Hot on the back tire of my post Friday gushing with unbridled joy at finding a photo-op of our up-to-now notoriously bike-blind mayor actually riding an actual bicycle, comes news that Villaraigosa apparently liked it so much (and perhaps the positive reaction it engendered) that he ventured forth on two wheels again this Saturday evening, this time on an actual Mid-City street in the form of Venice Boulevard, whereupon at some point the driver of a taxi put an end to the enjoyment by reportedly cutting in front of him across the bike lane, causing Villaraigosa to brake hard, lose control, fall and break his elbow.
Lest I be slammed for callousness, of course I am relieved the mayor did not suffer greater injuries and certainly I wish for his speedy recovery. But upon hearing the news I couldn’t help but roll my eyes and plant my face in my hands at such a laughably ludicrous lightning-fast reversal of fortune. Not even two days after the mayor gleefully surprises me by doing what I long considered unfathomable, the unfathomable happens.
I hope hard that the mayor will get well and get on his bike and on the street again — and maybe he will — but I can see that not happening. While opportunity exists for Villaraigosa to turn this negative into a positive campaign to increase motorist awareness, I get the feeling in the interim we’ll just hear the usual suspects step out of their cars and up to microphones bemoaning this incident as being further proof that one takes one’s life in their hands biking this city.
With the thousands of miles of success I’ve had bike commuting all over this city — not without the occasional crash — I obviously disagree.

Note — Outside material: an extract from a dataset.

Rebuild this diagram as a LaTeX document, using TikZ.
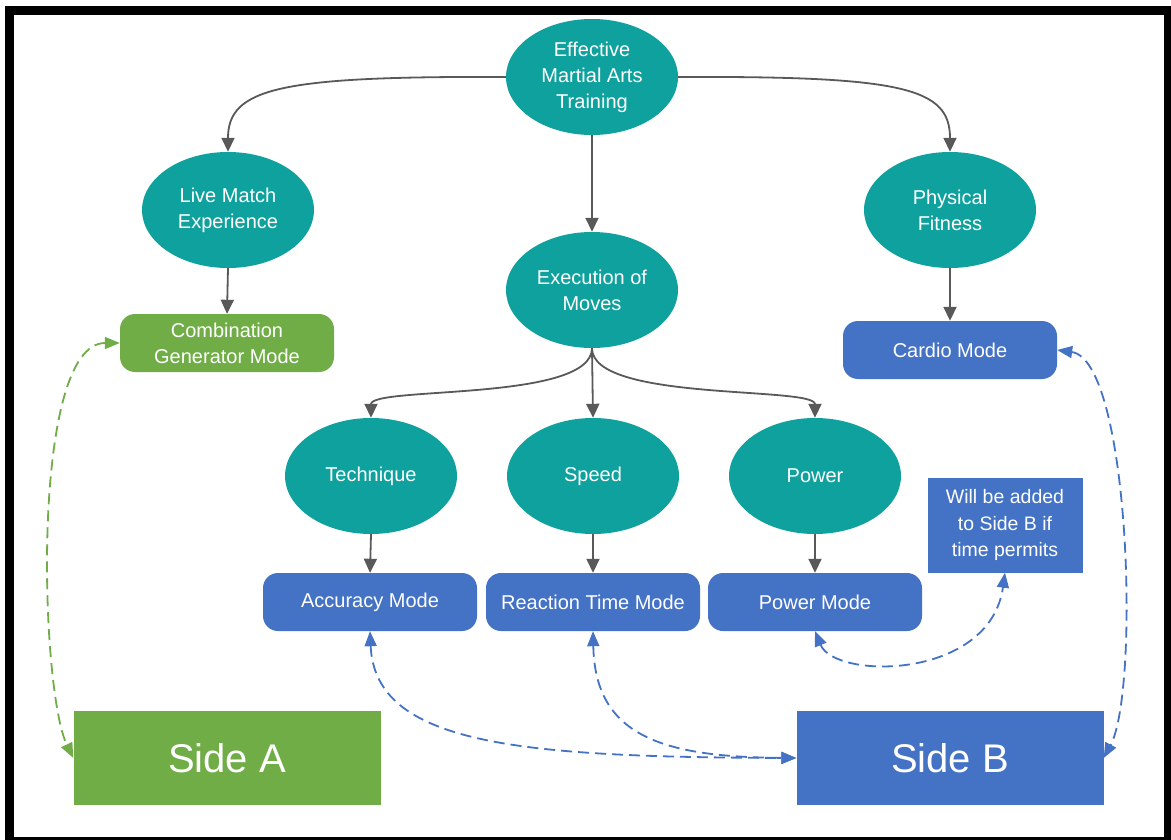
\documentclass[tikz,border=0pt]{standalone}
\usepackage{fontspec}
\setmainfont{Liberation Sans}
\usetikzlibrary{shapes.geometric,arrows.meta}
\definecolor{teal1}{HTML}{0FA19E}
\definecolor{blue1}{HTML}{4472C4}
\definecolor{green1}{HTML}{70AD47}
\definecolor{gray1}{HTML}{595959}
\tikzset{
  oval/.style={ellipse, fill=teal1, draw=none, minimum width=172pt, minimum height=116pt, inner sep=0pt, text=white, align=center, font=\fontsize{20}{26}\selectfont},
  modebox/.style={rectangle, rounded corners=15pt, fill=blue1, minimum width=214pt, minimum height=58pt, inner sep=0pt, text=white, align=center, font=\fontsize{20}{26}\selectfont},
  greenmode/.style={modebox, fill=green1},
  notebox/.style={rectangle, fill=blue1, minimum width=155pt, minimum height=95pt, inner sep=0pt, text=white, align=center, font=\fontsize{19.5}{26.5}\selectfont},
  sidebox/.style={rectangle, minimum width=307pt, minimum height=94pt, inner sep=0pt, text=white, font=\fontsize{40}{48}\selectfont},
  solidarrow/.style={draw=gray1, line width=1.8pt, -{Triangle[length=14pt,width=13pt]}},
  bluedash/.style={draw=blue1, line width=1.8pt, dash pattern=on 11pt off 6pt, {Triangle[length=15pt,width=12pt]}-{Triangle[length=15pt,width=12pt]}},
  greendash/.style={bluedash, draw=green1},
}
\begin{document}
\begin{tikzpicture}[x=1pt,y=-1pt]
\useasboundingbox (0,0) rectangle (1171,840);
\fill[white] (0,0) rectangle (1171,840);
\draw[line width=9pt] (9.5,10.5) rectangle (1168.5,841.5);

\node[oval] (top) at (592,77) {Effective\\Martial Arts\\Training};
\node[oval] (live) at (228,210) {Live Match\\Experience};
\node[oval] (fit) at (950,210) {Physical\\Fitness};
\node[oval] (exec) at (592,290) {Execution of\\Moves};
\node[oval] (tech) at (371,476) {Technique};
\node[oval] (speed) at (593,476) {Speed};
\node[oval] (power) at (815,476) {Power};

\node[greenmode] (comb) at (227,343) {Combination\\Generator Mode};
\node[modebox] (cardio) at (950,350) {Cardio Mode};
\node[modebox] (acc) at (370,602) {Accuracy Mode};
\node[modebox] (rt) at (593,602) {Reaction Time Mode};
\node[modebox] (pm) at (815,602) {Power Mode};
\node[notebox] (note) at (1005,525) {Will be added\\to Side B if\\time permits};

\node[sidebox, fill=green1] (sideA) at (227,758) {Side A};
\node[sidebox, fill=blue1] (sideB) at (950,758) {Side B};

% solid connectors
\draw[solidarrow] (top.west) .. controls (280,76) and (228,88) .. (live.north);
\draw[solidarrow] (top.east) .. controls (904,76) and (950,88) .. (fit.north);
\draw[solidarrow] (top.south) -- (exec.north);
\draw[solidarrow] (live.south) -- (comb.north);
\draw[solidarrow] (fit.south) -- (cardio.north);
\draw[solidarrow] (exec.south) .. controls (592,402) and (371,386) .. (tech.north);
\draw[solidarrow] (exec.south) -- (speed.north);
\draw[solidarrow] (exec.south) .. controls (592,402) and (815,386) .. (power.north);
\draw[solidarrow] (tech.south) -- (acc.north);
\draw[solidarrow] (speed.south) -- (rt.north);
\draw[solidarrow] (power.south) -- (pm.north);

% dashed connectors
\draw[greendash] (comb.west) .. controls (30,343) and (40,690) .. (sideA.west);
\draw[bluedash] (acc.south) .. controls (375,745) and (520,757) .. (sideB.west);
\draw[bluedash] (rt.south) .. controls (595,735) and (660,757) .. (sideB.west);
\draw[bluedash] (pm.south) .. controls (835,680) and (990,680) .. (note.south);
\draw[bluedash] (cardio.east) .. controls (1130,360) and (1140,690) .. (sideB.east);
\end{tikzpicture}
\end{document}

Falling on a bike whether it results in a broken elbow or a bruised ego can certainly shake the confidence and motivation of even the most seasoned urban cyclist. It’s easy to take for granted the omni-precariousness of the activity: we’re balanced on two strips of rubber and rolling fully exposed alongside thousands of pounds of powerful steel boxes a percentage of which are operated by distracted and/or disrespectful drivers and we do so across debris-strewn city streets in various states of increasing disrepair most of which are designed to exclude us. When any of those myriad things that can go wrong do, that delicate balance is broken and it’s a rude awakening to the ever-inherent risks and dangers involved. I defy anyone who has fallen to get back up in the saddle without feeling a sense of hesitation or fear. For some it’s momentary. For some — especially those just starting out — that hesitation can fast-track into “what the fuck was I thinking!?” and it’ll be a looooong time before they ride the streets again.
That’s what might happen with the mayor, not because he’s unwilling, but because he’s the leader of the fifth largest economy in the world, and there are going to be a lot of official people in his official ear and on his official Blackberry telling him that whole bicycling thing was cute and nice while it barely lasted, but if he wants to officially keep that hobby up it’s time to strap the Schwinn to the back of the mayoral SUV, hop in the back seat and get on over to the LA River or Ballona Creek bikeways or the Marvin Braude beach bikepath or the Sepulveda Basin — anyplace where some motherfucking cab driver can’t pick the wrong time to be inattentive and nearly ruin everything.
Don’t listen to them Mr. Mayor. Get well. Get back on the bike, and get back on the streets.